Кто заставлял Андриса, этого светлого латышского парня, ехать к якутским шаманам, чукчам, гренландским эскимосам? Кто? Разве не могли они мирно сидеть дома и иногда о чем-нибудь “чирикать”? Не могли. Потому что они гражданство и принадлежность понимали не только как выражение общности с неким узким кругом лиц. Они были всей нашей планеты граждане. Потому что гражданство – это не только принадлежность. Это в первую очередь ответственность. Они это особенно не афишировали. Они шли и делали. Были там, где они были. И с ними случилось то, что случилось.

Они указали на раны нашей больной эпохи. Они призывали нас внимательнее прислушиваться и наблюдать. И не их вина, что мы их так плохо расслышали.

Я не напрасно здесь поминаю Чернобыль. Это событие – отборочный рубеж нашей эпохи. Если когда-то мы говорили: “Это было до или после войны”, так теперь мы можем сказать: “До или после Чернобыля”.

Разве мы расслышали это предупреждение о развале империи? К сожалению, нет. Разве гул землетрясения в Армении был расслышан в горах Карабаха? Разве Грузия после снежного обвала в горах Сванетии подумала, что с ней случится потом? Разве мы, стоявшие на баррикадах затаив дыхание, думали, что так быстро забудем поразительное ощущение единства?
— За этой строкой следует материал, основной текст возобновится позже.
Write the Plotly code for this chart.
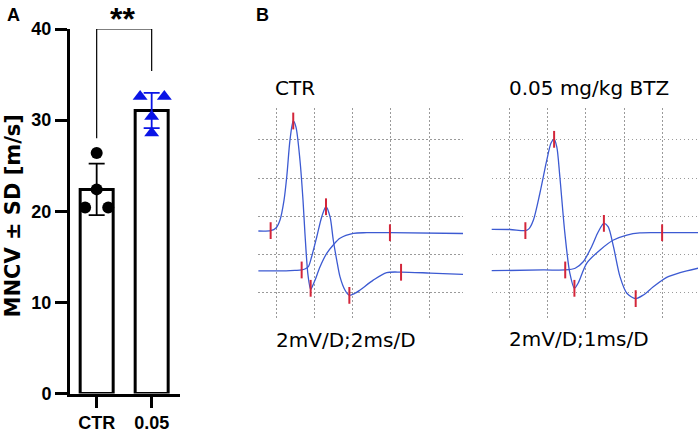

Теперь мы разделились на граждан и неграждан, на принадлежащих и непринадлежащих. /…/

Юрис.

Сказать, что я его люблю, значит, не сказать ничего. Есть вещи, которые не нужно объяснять, они, как воздух, которым мы дышим. Мы дышали воздухом кино. Я помню Юриса, начиная с его раннего фильма о пятиборцах, по поводу которого было немало треволнений и разговоров. Но Юрис уже и тогда умел не обращать внимания на лишние проблемы, как бы пропускал все ненужное мимо ушей. Хотя прислушивался всегда все-таки очень внимательно. Вот это его умение выслушать и услышать, что говорит другой, собирало вокруг него многих единомышленников.

Непростые проблемы связаны и с картиной “Катит Сизиф камень”. Это был хэппенинг о скульпторах Думпе, Гулбе, Скарайне, авторские вставки и комментарии читал Арнольд Плаудис. К несчастью, комментарий совершенно выпадал из материала, его было невозможно слушать.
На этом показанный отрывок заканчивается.